I saw another smart and funny movie earlier this evening with my wife. It’s called ‘The Inside Man’ and one of the stars was the man who everyone (including myself) thinks would’ve made a dandy James Bond, Clive Owen. From the first time I saw him, in 1998’s The Croupier, I knew Owen was a pip. The guy oozes charisma and sex appeal like a sieve, even in black and white, like last year’s Sin City.
I knew from the very first preview that I wanted/needed to see The Inside Man. Denzel Washington, another featured player, never fails to deliver, and Jodie Foster looked interesting. I’ve never been the biggest fan of Spike Lee’s movies, but then again I haven’t seen too many of them.

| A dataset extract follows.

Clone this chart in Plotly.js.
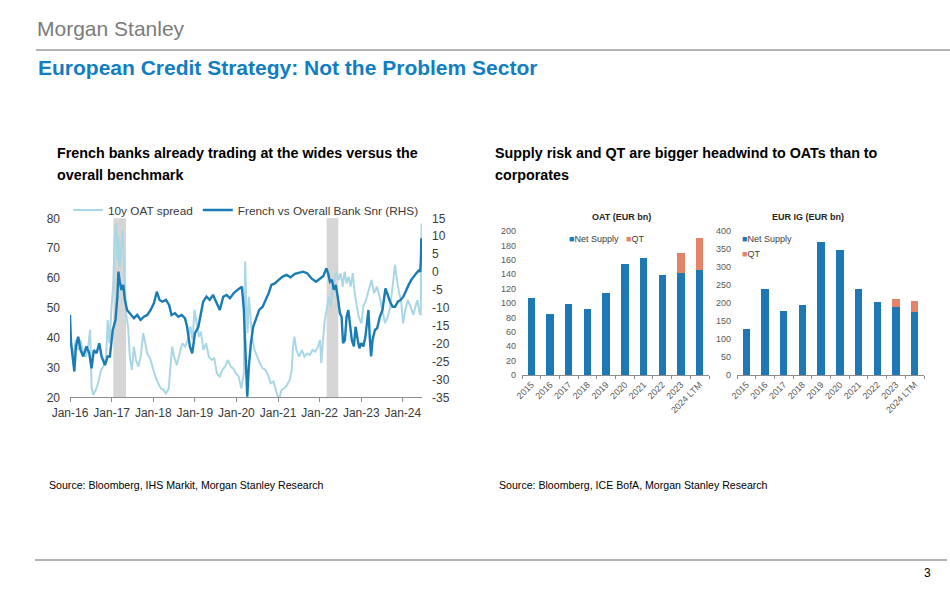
<!DOCTYPE html>
<html>
<head>
<meta charset="utf-8">
<script src="https://cdn.plot.ly/plotly-3.0.1.min.js"></script>
<style>
html,body{margin:0;padding:0;background:#fff;}
#chart{width:950px;height:589px;}
</style>
</head>
<body>
<div id="chart"></div>
<script>
// ---------- Left chart: spreads ----------
const oatDates = ["2016-01-01","2016-01-16","2016-01-30","2016-02-20","2016-03-13","2016-04-03","2016-04-26","2016-05-20","2016-06-13","2016-06-25","2016-07-08","2016-07-22","2016-08-15","2016-09-08","2016-09-30","2016-10-20","2016-11-13","2016-11-27","2016-12-12","2016-12-31","2017-01-15","2017-01-27","2017-02-09","2017-02-20","2017-03-01","2017-03-13","2017-03-25","2017-04-06","2017-04-17","2017-04-29","2017-05-10","2017-05-25","2017-06-09","2017-06-27","2017-07-15","2017-08-02","2017-08-23","2017-09-12","2017-10-05","2017-10-23","2017-11-09","2017-12-03","2017-12-27","2018-01-20","2018-02-13","2018-03-09","2018-04-01","2018-04-22","2018-05-17","2018-06-03","2018-06-15","2018-07-03","2018-07-27","2018-08-20","2018-09-13","2018-10-07","2018-10-31","2018-11-24","2018-12-12","2018-12-29","2019-01-17","2019-02-05","2019-02-23","2019-03-17","2019-04-10","2019-05-04","2019-05-28","2019-06-20","2019-07-14","2019-08-07","2019-08-31","2019-09-24","2019-10-18","2019-11-11","2019-12-04","2019-12-28","2020-01-21","2020-02-13","2020-03-06","2020-03-18","2020-03-28","2020-04-08","2020-04-19","2020-05-03","2020-05-21","2020-06-08","2020-07-01","2020-07-25","2020-08-18","2020-09-11","2020-10-04","2020-10-28","2020-11-21","2020-12-15","2021-01-07","2021-01-31","2021-02-24","2021-03-20","2021-04-13","2021-04-30","2021-05-12","2021-05-24","2021-06-10","2021-07-04","2021-07-28","2021-08-20","2021-09-13","2021-10-07","2021-10-30","2021-11-23","2021-12-17","2022-01-04","2022-01-15","2022-01-30","2022-02-14","2022-03-03","2022-03-21","2022-04-08","2022-04-25","2022-05-12","2022-05-30","2022-06-16","2022-07-04","2022-07-22","2022-08-08","2022-08-25","2022-09-12","2022-09-30","2022-10-18","2022-11-04","2022-11-22","2022-12-09","2023-01-02","2023-01-19","2023-02-12","2023-03-07","2023-03-31","2023-04-24","2023-05-18","2023-06-11","2023-07-05","2023-07-28","2023-08-21","2023-09-13","2023-10-06","2023-10-24","2023-11-11","2023-11-29","2023-12-16","2024-01-03","2024-01-22","2024-02-14","2024-03-09","2024-04-02","2024-04-20","2024-05-08","2024-05-26","2024-06-06","2024-06-12","2024-06-14"];
const oatSpread = [41.5,37.0,33.6,39.2,35.9,39.2,34.7,33.6,38.1,42.6,23.6,20.8,22.5,25.3,29.2,30.3,33.6,45.9,38.1,50.4,58.2,72.7,78.3,66.0,73.9,63.8,69.4,76.1,66.0,58.2,47.0,43.7,33.6,29.2,37.0,32.5,30.3,33.6,41.5,38.1,34.7,33.1,29.7,26.9,24.7,23.0,22.5,21.3,23.0,30.3,37.0,33.6,30.8,34.7,38.1,37.0,39.2,43.7,39.2,49.3,44.8,40.3,42.0,35.9,38.1,33.6,32.5,33.1,28.0,26.9,29.2,30.3,32.5,30.3,29.7,28.0,26.9,23.0,28.0,65.5,50.4,41.5,53.7,48.2,39.2,35.9,33.6,31.4,29.7,29.2,27.5,24.7,25.3,21.9,19.1,22.5,23.0,24.1,25.8,29.2,37.0,40.3,35.9,33.6,35.9,33.6,34.7,34.2,35.9,35.3,37.0,39.2,31.4,39.2,45.9,49.3,53.7,50.4,57.1,59.3,62.1,59.3,61.6,57.1,62.1,58.2,60.4,57.1,61.6,54.9,50.4,47.0,44.8,50.4,52.6,56.0,59.3,54.9,57.1,53.7,49.3,44.8,47.0,50.4,58.2,64.4,59.3,54.9,52.6,44.8,49.3,52.6,50.4,47.6,50.4,52.6,48.2,47.6,75.0,78.3];

const bankDates = ["2016-01-01","2016-01-10","2016-01-24","2016-02-08","2016-02-22","2016-03-13","2016-04-03","2016-04-26","2016-05-25","2016-06-18","2016-07-08","2016-07-28","2016-08-21","2016-09-14","2016-10-04","2016-11-03","2016-11-27","2016-12-16","2017-01-10","2017-02-03","2017-02-20","2017-03-01","2017-03-13","2017-03-28","2017-04-12","2017-04-27","2017-05-16","2017-06-09","2017-07-15","2017-08-13","2017-09-12","2017-10-10","2017-11-09","2017-12-09","2018-01-07","2018-02-01","2018-02-25","2018-03-23","2018-04-22","2018-05-20","2018-06-10","2018-07-10","2018-08-08","2018-09-06","2018-10-06","2018-10-25","2018-11-18","2018-12-09","2019-01-02","2019-02-01","2019-02-21","2019-03-15","2019-04-13","2019-05-12","2019-06-10","2019-07-10","2019-08-08","2019-09-07","2019-10-06","2019-11-05","2019-12-09","2020-01-18","2020-02-18","2020-03-06","2020-03-21","2020-04-05","2020-04-19","2020-05-07","2020-05-27","2020-06-20","2020-07-19","2020-08-18","2020-09-16","2020-10-10","2020-11-03","2020-12-03","2021-01-06","2021-02-10","2021-03-16","2021-04-20","2021-05-28","2021-07-05","2021-08-09","2021-09-15","2021-10-21","2021-11-30","2022-01-03","2022-02-02","2022-03-01","2022-03-16","2022-04-01","2022-04-19","2022-05-05","2022-05-22","2022-06-12","2022-06-27","2022-07-12","2022-07-25","2022-08-10","2022-08-25","2022-09-09","2022-09-24","2022-10-10","2022-10-28","2022-11-12","2022-12-01","2022-12-15","2023-01-01","2023-01-19","2023-02-06","2023-02-24","2023-03-05","2023-03-16","2023-03-28","2023-04-10","2023-05-01","2023-05-20","2023-06-13","2023-07-06","2023-08-01","2023-08-16","2023-09-10","2023-10-03","2023-10-25","2023-11-18","2023-12-12","2024-01-05","2024-01-28","2024-02-21","2024-03-15","2024-04-07","2024-05-01","2024-05-19","2024-06-01","2024-06-07","2024-06-11","2024-06-14"];
const bankSpread = [-12.0,-19.9,-23.6,-27.8,-20.8,-18.1,-21.8,-23.6,-20.8,-22.7,-26.9,-21.8,-22.7,-19.9,-23.6,-26.0,-23.6,-23.6,-16.2,-13.4,-6.9,0.1,-2.7,-5.0,-3.6,-7.8,-10.6,-11.5,-12.9,-12.0,-13.4,-12.5,-12.0,-10.6,-8.7,-5.5,-7.8,-8.3,-7.8,-9.2,-12.0,-11.5,-12.5,-12.0,-12.9,-15.3,-20.8,-22.7,-17.1,-15.3,-11.5,-8.3,-6.9,-7.8,-6.4,-8.7,-10.6,-6.9,-6.4,-7.3,-5.9,-4.8,-4.1,-10.6,-24.6,-34.8,-26.4,-19.9,-15.3,-13.4,-10.6,-9.7,-7.8,-5.9,-3.6,-3.2,-2.2,-1.3,-0.8,-1.5,-0.5,-0.2,0.1,-0.4,-1.8,-2.7,-1.8,-1.1,1.0,-0.4,-2.7,-2.2,-5.0,-3.6,-7.8,-11.5,-12.5,-19.9,-19.0,-12.5,-10.6,-14.8,-19.0,-20.8,-15.3,-19.0,-21.3,-19.9,-20.8,-18.1,-13.4,-10.6,-18.1,-23.6,-19.0,-16.2,-15.7,-12.5,-10.6,-4.6,-5.9,-8.3,-9.7,-9.7,-8.3,-7.8,-6.9,-5.0,-3.6,-2.2,-1.1,-0.2,0.4,0.1,3.4,9.4,6.2];

const rhsTickVals = [15,10,5,0,-5,-10,-15,-20,-25,-30,-35];
const rhsTickText = ["15","10","5","0","-5","-10","-15","-20","-25","-30","-35"];

const electionStarts = ["2017-01-15","2022-03-03"];
const electionEnds   = ["2017-05-07","2022-06-13"];

// ---------- Right charts: supply ----------
const years = ["2015","2016","2017","2018","2019","2020","2021","2022","2023","2024 LTM"];
const oatNetSupply = [107,85,99,92,114,154,162,139,141,146];
const oatQT        = [0,0,0,0,0,0,0,0,29,44];
const igNetSupply  = [129,240,178,195,369,348,240,203,190,174];
const igQT         = [0,0,0,0,0,0,0,0,20,31];

const FONT = "Liberation Sans, Arial, sans-serif";
const DARK = "#1a7cb5";
const LIGHT = "#a9d7e5";
const NET = "#1d78b3";
const QTC = "#e4836a";
const W = 950, H = 589;
const px = v => v / W;
const py = v => 1 - v / H;

const traces = [
  {x: oatDates, y: oatSpread, type: "scatter", mode: "lines", name: "10y OAT spread",
   line: {color: LIGHT, width: 2}, xaxis: "x", yaxis: "y", legend: "legend"},
  {x: bankDates, y: bankSpread, type: "scatter", mode: "lines", name: "French vs Overall Bank Snr (RHS)",
   line: {color: DARK, width: 2.4}, xaxis: "x", yaxis: "y2", legend: "legend"},
  {x: years, y: oatNetSupply, type: "bar", name: "Net Supply", marker: {color: NET},
   xaxis: "x2", yaxis: "y3", showlegend: false},
  {x: years, y: oatQT, type: "bar", name: "QT", marker: {color: QTC},
   xaxis: "x2", yaxis: "y3", showlegend: false},
  {x: years, y: igNetSupply, type: "bar", name: "Net Supply", marker: {color: NET},
   xaxis: "x3", yaxis: "y4", showlegend: false},
  {x: years, y: igQT, type: "bar", name: "QT", marker: {color: QTC},
   xaxis: "x3", yaxis: "y4", showlegend: false}
];

const shapes = [
  {type: "line", xref: "paper", yref: "paper", x0: px(36), x1: px(950), y0: py(50), y1: py(50),
   line: {color: "#9b9b9b", width: 1.5}},
  {type: "line", xref: "paper", yref: "paper", x0: px(35), x1: px(947), y0: py(560), y1: py(560),
   line: {color: "#9b9b9b", width: 1.5}}
];
electionStarts.forEach((s, i) => {
  shapes.push({type: "rect", xref: "x", yref: "y domain", x0: s, x1: electionEnds[i], y0: 0, y1: 1,
    fillcolor: "#d6d6d6", line: {width: 0}, layer: "below"});
});

const ann = (text, x, y, size, opts) => Object.assign({
  text: text, x: px(x), y: py(y), xref: "paper", yref: "paper", showarrow: false,
  xanchor: "left", yanchor: "middle", font: {family: FONT, size: size, color: "#000"}
}, opts || {});

const annotations = [
  ann("Morgan Stanley", 35, 28, 21, {font: {family: FONT, size: 21, color: "#7b7b7b"}}),
  ann("<b>European Credit Strategy: Not the Problem Sector</b>", 36, 68, 21, {font: {family: FONT, size: 21, color: "#117ec1"}}),
  ann("<b>French banks already trading at the wides versus the</b>", 55, 153, 14.3),
  ann("<b>overall benchmark</b>", 55, 175, 14.3),
  ann("<b>Supply risk and QT are bigger headwind to OATs than to</b>", 493, 153, 14.3),
  ann("<b>corporates</b>", 493, 175, 14.3),
  ann("<b>OAT (EUR bn)</b>", 621, 217, 9, {xanchor: "center", font: {family: FONT, size: 9, color: "#262626"}}),
  ann("<b>EUR IG (EUR bn)</b>", 808, 217, 9, {xanchor: "center", font: {family: FONT, size: 9, color: "#262626"}}),
  ann('<span style="color:' + NET + '">■</span>Net Supply   <span style="color:' + QTC + '">■</span>QT', 567, 239, 9, {font: {family: FONT, size: 9, color: "#404040"}}),
  ann('<span style="color:' + NET + '">■</span>Net Supply', 740, 239, 9, {font: {family: FONT, size: 9, color: "#404040"}}),
  ann('<span style="color:' + QTC + '">■</span>QT', 740, 254, 9, {font: {family: FONT, size: 9, color: "#404040"}}),
  ann("Source: Bloomberg, IHS Markit, Morgan Stanley Research", 47, 485, 10.6, {font: {family: FONT, size: 10.6, color: "#000"}}),
  ann("Source: Bloomberg, ICE BofA, Morgan Stanley Research", 497, 485, 10.6, {font: {family: FONT, size: 10.6, color: "#000"}}),
  ann("3", 933, 573, 12, {xanchor: "right", font: {family: FONT, size: 12, color: "#000"}})
];

const tickFontL = {family: FONT, size: 12, color: "#3a3a3a"};
const tickFontB = {family: FONT, size: 9, color: "#595959"};

const layout = {
  width: W, height: H, autosize: false,
  margin: {l: 0, r: 0, t: 0, b: 0},
  paper_bgcolor: "#fff", plot_bgcolor: "rgba(0,0,0,0)",
  font: {family: FONT},
  barmode: "stack", bargap: 0.6,
  showlegend: true,
  legend: {orientation: "h", x: px(68), y: py(210), xanchor: "left", yanchor: "middle", traceorder: "normal",
    bgcolor: "rgba(0,0,0,0)", font: {family: FONT, size: 11.8, color: "#3a3a3a"}, itemwidth: 30, tracegroupgap: 0},
  xaxis: {domain: [px(70), px(422)], type: "date", range: ["2016-01-01", "2024-06-17"],
    tick0: "2016-01-01", dtick: "M12", tickformat: "%b-%y",
    showgrid: false, zeroline: false, showline: true, linecolor: "#8c8c8c", linewidth: 1,
    ticks: "outside", ticklen: 4, tickcolor: "#8c8c8c", tickfont: tickFontL, anchor: "y"},
  yaxis: {domain: [py(397.3), py(218.3)], range: [20, 80], dtick: 10, showgrid: false, zeroline: false,
    showline: false, ticks: "", tickfont: tickFontL, anchor: "x", ticklabelstandoff: 9},
  yaxis2: {overlaying: "y", side: "right", range: [-35, 15], tickmode: "array", tickvals: rhsTickVals, ticktext: rhsTickText,
    showgrid: false, zeroline: false, showline: false, ticks: "", tickfont: tickFontL, anchor: "x", ticklabelstandoff: 9},
  xaxis2: {domain: [px(522), px(709)], type: "category", anchor: "y3", showgrid: false, zeroline: false,
    showline: true, linecolor: "#8c8c8c", ticks: "outside", ticklen: 3, tickcolor: "#8c8c8c",
    tickson: "boundaries", tickangle: -45, tickfont: tickFontB},
  yaxis3: {domain: [py(375), py(231)], range: [0, 200], dtick: 20, anchor: "x2", showgrid: false,
    zeroline: false, showline: false, ticks: "", tickfont: tickFontB, ticklabelstandoff: 5},
  xaxis3: {domain: [px(737), px(924)], type: "category", anchor: "y4", showgrid: false, zeroline: false,
    showline: true, linecolor: "#8c8c8c", ticks: "outside", ticklen: 3, tickcolor: "#8c8c8c",
    tickson: "boundaries", tickangle: -45, tickfont: tickFontB},
  yaxis4: {domain: [py(375), py(231)], range: [0, 400], dtick: 50, anchor: "x3", showgrid: false,
    zeroline: false, showline: false, ticks: "", tickfont: tickFontB, ticklabelstandoff: 5},
  shapes: shapes,
  annotations: annotations
};

Plotly.newPlot("chart", traces, layout, {displayModeBar: false, staticPlot: true});
</script>
</body>
</html>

The driving force for my wanting to see The Inside Man was that it was a heist flick. Not being a career criminal myself, it’s fun to live vicariously through those I see on television and the movies. (I’ve got high hopes for Andre Braugher’s new series ‘Thief’) This weekend was the first chance we had to go to the movies. Both Valarie and I want to see ‘V for Vendetta’ but I’ve been doing my best to keep a blind eye to reviews and television interviews about The Inside Man because I wanted to know as little as possible.
I had a funny kind of feeling that The Inside Man would be a puzzler that would have me guessing from frame one, which turned out to be the case, and if I’d seen Denzel Washington on Jay Leno and he showed a clip of him hanging to the roof of a runaway bulldozer, I knew the whole time I was in the theater I’d be setting there waiting for the bulldozer scene.
Clive Owen owns the movie from start to finish. Denzel Washington plays his role with an easy comfort, and Christopher Plummer turns in a great performance. Jodie Foster was good, but I’m still recovering from the sting of having recently seen Flightplan. Plus, I’m always nervous that Foster is going to take her clothes off. All told I don’t she’s appeared naked all that many of her films, but I think I’ve seen them all. I don’t think that Jodie Foster is an ugly woman, not by any stretch, but there’s this element of familiarity with her, so I always feel like I’m seeing my sister or cousin naked.
The Inside Man was not what I was expecting but everything I want in a movie, with a bare minimum of credibility gaps. I recommend it to anyone who enjoys an intelligent heist flick.
Prior to the movie I saw the first preview for The DaVinci Code that made me interested in the movie. I thought the book was pretty damn silly, but it could make for a fun thriller. Director Ron Howard has managed to polish a few turds into gems, so time will tell.
I saw another smart and funny movie earlier this evening with my wife. It’s called ‘The Inside Man’ and one of the stars was the man who everyone (including myself) thinks would’ve made a dandy James Bond, Clive Owen. From the first time I saw him, in 1998’s The Croupier, I knew Owen was a pip. The guy oozes charisma and sex appeal like a sieve, even in black and white, like last year’s Sin City.
I knew from the very first preview that I wanted/needed to see The Inside Man. Denzel Washington, another featured player, never fails to deliver, and Jodie Foster looked interesting. I’ve never been the biggest fan of Spike Lee’s movies, but then again I haven’t seen too many of them.
The driving force for my wanting to see The Inside Man was that it was a heist flick. Not being a career criminal myself, it’s fun to live vicariously through those I see on television and the movies. (I’ve got high hopes for Andre Braugher’s new series ‘Thief’) This weekend was the first chance we had to go to the movies. Both Valarie and I want to see ‘V for Vendetta’ but I’ve been doing my best to keep a blind eye to reviews and television interviews about The Inside Man because I wanted to know as little as possible.
I had a funny kind of feeling that The Inside Man would be a puzzler that would have me guessing from frame one, which turned out to be the case, and if I’d seen Denzel Washington on Jay Leno and he showed a clip of him hanging to the roof of a runaway bulldozer, I knew the whole time I was in the theater I’d be setting there waiting for the bulldozer scene.
Clive Owen owns the movie from start to finish. Denzel Washington plays his role with an easy comfort, and Christopher Plummer turns in a great performance. Jodie Foster was good, but I’m still recovering from the sting of having recently seen Flightplan. Plus, I’m always nervous that Foster is going to take her clothes off. All told I don’t she’s appeared naked all that many of her films, but I think I’ve seen them all. I don’t think that Jodie Foster is an ugly woman, not by any stretch, but there’s this element of familiarity with her, so I always feel like I’m seeing my sister or cousin naked.
The Inside Man was not what I was expecting but everything I want in a movie, with a bare minimum of credibility gaps. I recommend it to anyone who enjoys an intelligent heist flick.
Prior to the movie I saw the first preview for The DaVinci Code that made me interested in the movie. I thought the book was pretty damn silly, but it could make for a fun thriller. Director Ron Howard has managed to polish a few turds into gems, so time will tell.